Jules ne se décourageait pas; seulement il était en proie à cette indécision inquiète et fiévreuse qui est la maladie des débutants. L’enseignement de l’École le troublait, et, grand admirateur de Puvis de Chavannes, il était tenté de s’essayer à la peinture décorative et allégorique. Sa seconde toile: la Chanson du printemps, exposée en 1874, est conçue et exécutée sous l’empire de cette préoccupation. — Elle représente une jeune paysanne assise à la lisière d’un bois, bordé par une prairie qui descend vers un village meusien dont on aperçoit au loin les toits de tuile rouge; la jeune fille, le bras passé dans l’anse d’un panier rustique où des violettes sont éparses, ouvre de grands yeux, tandis que, derrière elle, des enfants nus à ailes de papillon, soufflant dans des pipeaux, lui murmurent la chanson de l’herbe qui pousse et de la puberté qui s’éveille. Cette peinture claire et printanière, demi-réaliste et demi-symbolique, aurait peut-être, malgré son charme naïf, laissé encore le public indifférent, si elle n’avait été accompagnée d’un autre tableau qui mit tout à coup l’artiste en lumière, et fut un des succès du Salon de 1874.

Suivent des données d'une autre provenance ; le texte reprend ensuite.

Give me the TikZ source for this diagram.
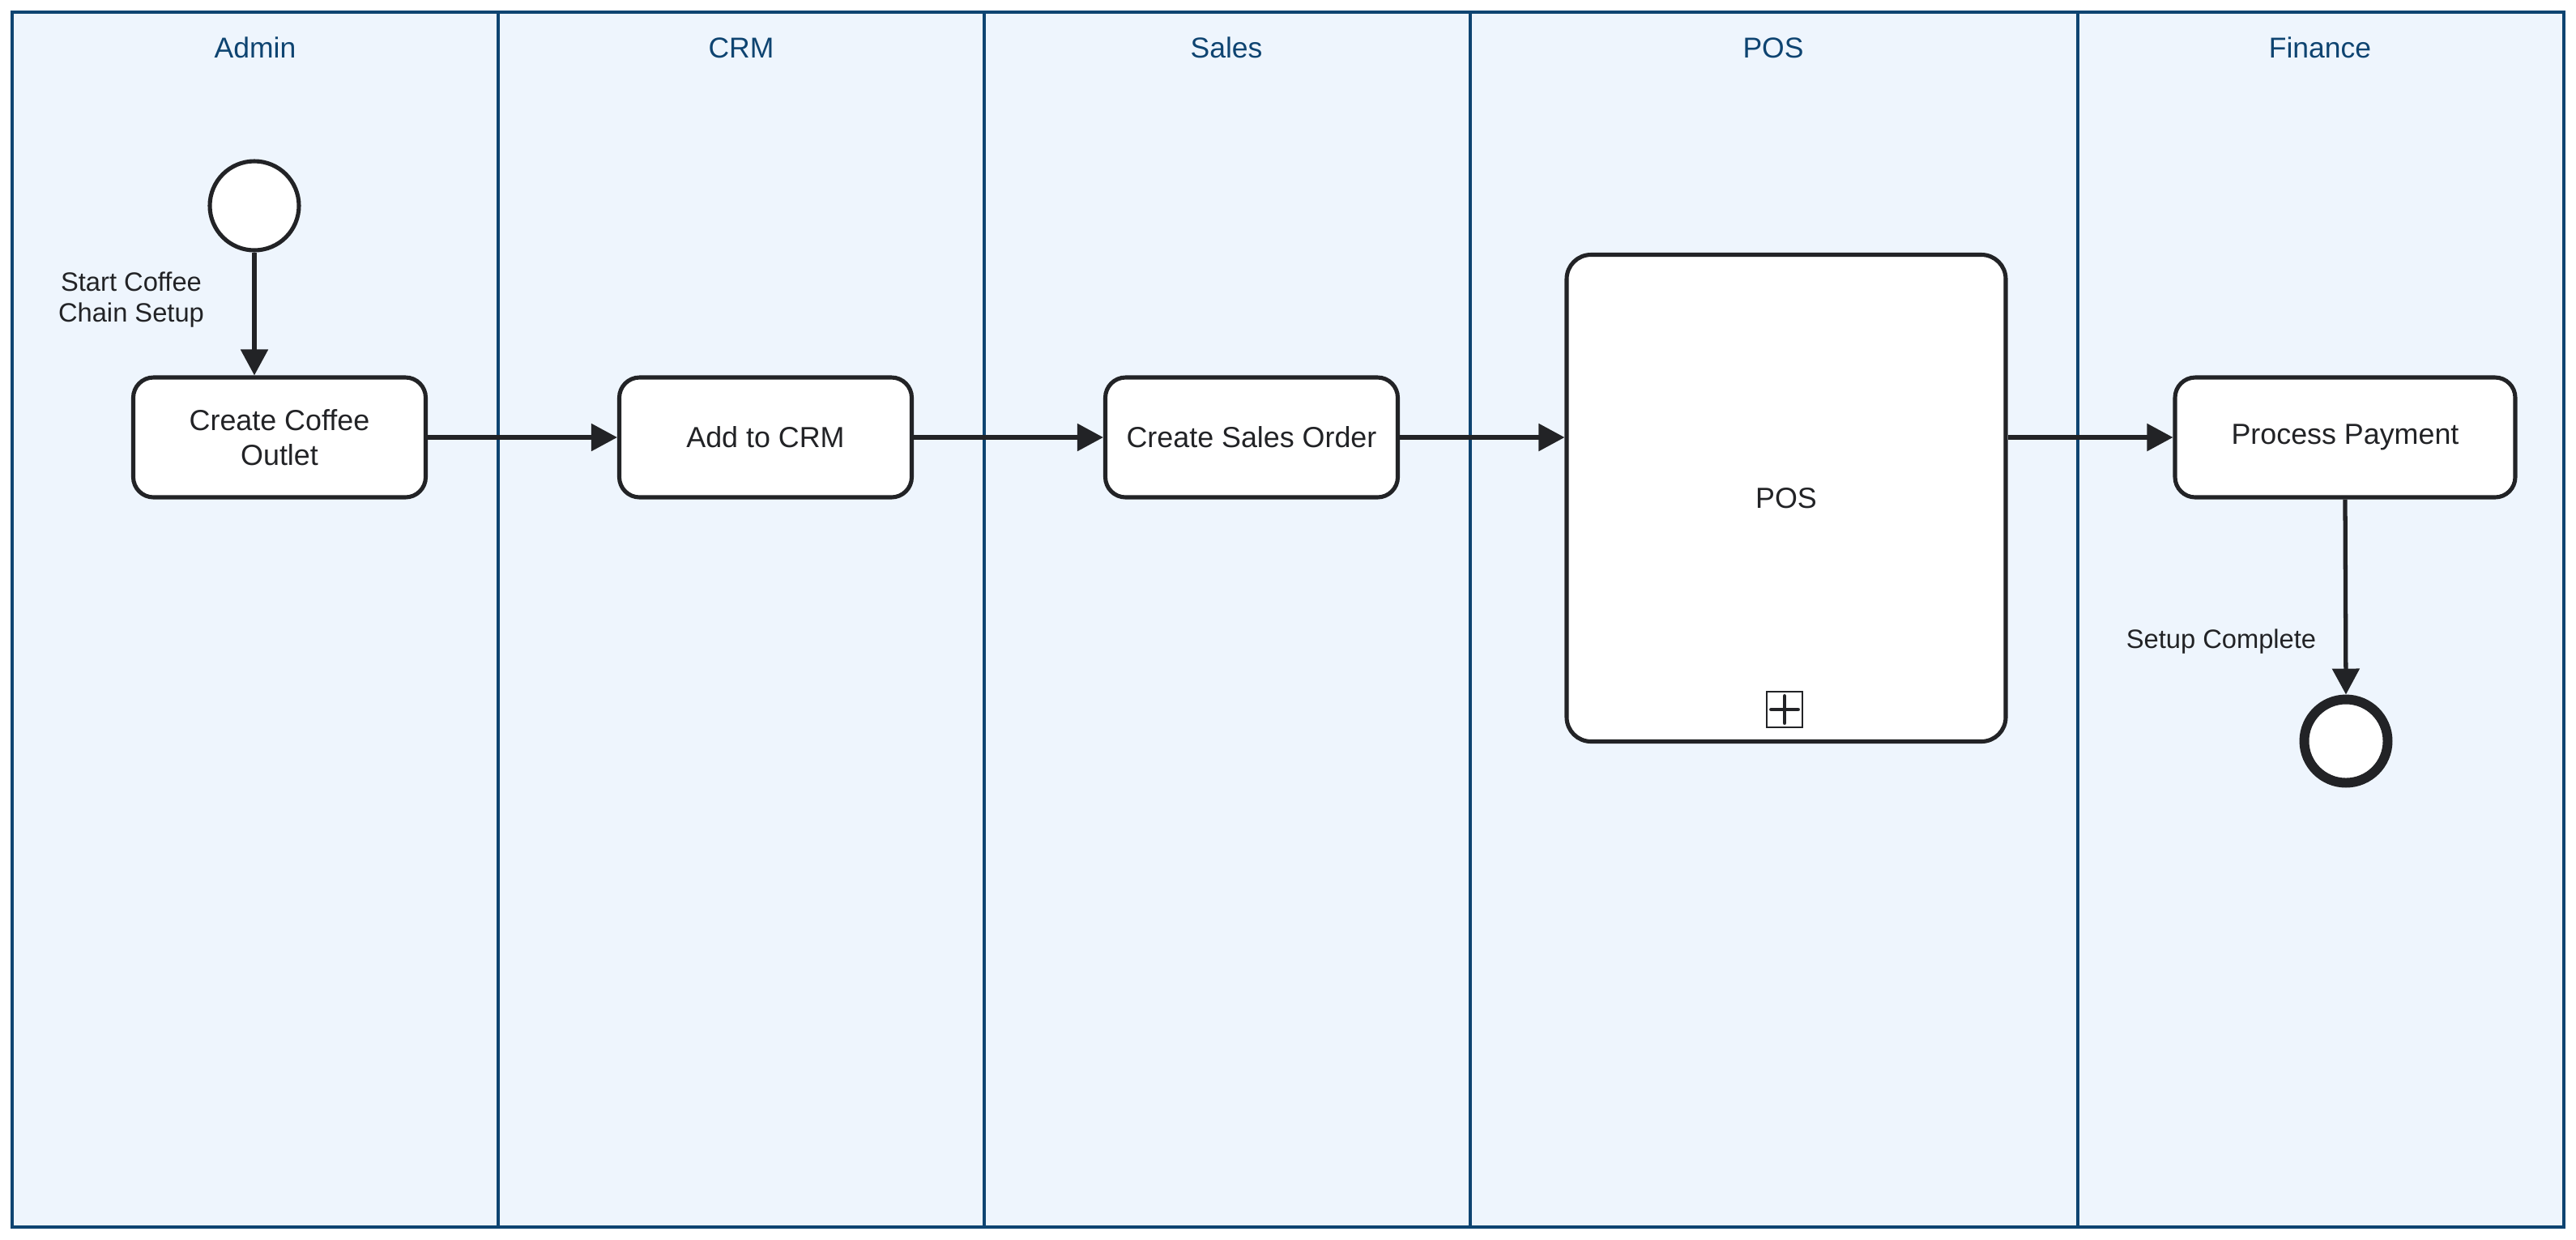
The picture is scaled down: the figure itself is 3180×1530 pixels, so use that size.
\documentclass[tikz,border=0pt]{standalone}
\usepackage{fontspec}
\setmainfont{Liberation Sans}
\usetikzlibrary{arrows.meta}
\definecolor{lanefill}{HTML}{EEF5FD}
\definecolor{laneline}{HTML}{0E4471}
\definecolor{ink}{HTML}{222326}
\tikzset{
  lanetitle/.style={text=laneline, font=\fontsize{10.1}{12}\selectfont, inner sep=0},
  task/.style={draw=ink, line width=1.45pt, fill=white, rounded corners=2.5mm,
    minimum width=36.1mm, minimum height=14.8mm, align=center, inner sep=0,
    text=ink, font=\fontsize{10.2}{12.2}\selectfont},
  flow/.style={draw=ink, line width=1.5pt, -{Triangle[length=3.2mm,width=3.3mm]}},
  lbl/.style={text=ink, align=center, inner sep=0, font=\fontsize{9.3}{10.8}\selectfont},
}
\begin{document}
\begin{tikzpicture}[x=0.1mm,y=-0.1mm]
\useasboundingbox (0,0) rectangle (3180,1530);
% pool and lanes
\fill[white] (0,0) rectangle (3180,1530);
\filldraw[fill=lanefill, draw=laneline, line width=1.3pt] (15,15) rectangle (3165,1515);
\foreach \x in {615,1215,1815,2565}
  \draw[laneline, line width=1.3pt] (\x,15) -- (\x,1515);
\node[lanetitle] (tadmin) at (315,59) {Admin};
\node[lanetitle] (tcrm) at (915,59) {CRM};
\node[lanetitle] (tsales) at (1514,59) {Sales};
\node[lanetitle] (tpos) at (2189,59) {POS};
\node[lanetitle] (tfin) at (2864,59) {Finance};
% events
\node[circle, draw=ink, line width=1.45pt, fill=white, minimum size=11mm, inner sep=0] (start) at (314,254) {};
\node[circle, draw=ink, line width=3.4pt, fill=white, minimum size=10.3mm, inner sep=0] (end) at (2896,915) {};
% tasks
\node[task] (cob) at (345,540) {Create Coffee\\Outlet};
\node[task] (crm) at (945,540) {Add to CRM};
\node[task] (sales) at (1545,540) {Create Sales Order};
\node[task, minimum width=54.2mm, minimum height=60.1mm, rounded corners=3mm] (pos) at (2205,615) {POS};
\node[task, minimum width=42mm] (pp) at (2895,540) {Process Payment};
% collapsed sub-process marker
\node[draw=ink, line width=0.6pt, fill=white, minimum size=4.4mm, inner sep=0] (plus) at (2203,876) {};
\draw[ink, line width=1.4pt, line cap=round] ([yshift=1.65mm]plus.center) -- ([yshift=-1.65mm]plus.center);
\draw[ink, line width=1.4pt, line cap=round] ([xshift=-1.65mm]plus.center) -- ([xshift=1.65mm]plus.center);
% flows
\draw[flow] (start) -- (start |- cob.north);
\draw[flow] (cob.east) -- (crm.west);
\draw[flow] (crm.east) -- (sales.west);
\draw[flow] (sales.east) -- (sales.east -| pos.west);
\draw[flow] (pos.east |- pp.west) -- (pp.west);
\draw[flow] (pp.south) -- (end.north);
% labels
\node[lbl] (l1) at (162,370) {Start Coffee\\Chain Setup};
\node[lbl] (l2) at (2742,792) {Setup Complete};
\end{tikzpicture}
\end{document}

Pendant ses dernières vacances à Damvillers, Bastien-Lepage avait eu l’idée d’exécuter le portrait de son aïeul, en plein air, au milieu du jardinet que le vieillard cultivait avec amour. — Le grand-père était représenté assis dans un fauteuil de jardin, tenant sur ses genoux sa tabatière de corne et son mouchoir à carreaux bleus. Du fond verdoyant des massifs se détachait franchement son originale figure. Le bonnet de velours noir, crânement penché sur l’oreille, laissait voir à plein son visage socratique à l’expression narquoise; ses yeux bleus pétillaient de malice, le nez large et retroussé avait un accent gouailleur que corrigeaient juste à point deux lèvres gourmandes; sa barbe blanche et fourchue s’étalait sur une vieille veste aux tons feuille-morte, et ses mains vivantes se croisaient sur l’étoffe grise du pantalon. — Devant cette peinture sincère, d’une facture si franche, d’une intensité de vie familière si saisissante, le public s’arrêtait charmé, et le nom de Bastien-Lepage, ignoré encore la veille, figurait le lendemain en belle place dans les articles écrits sur le Salon.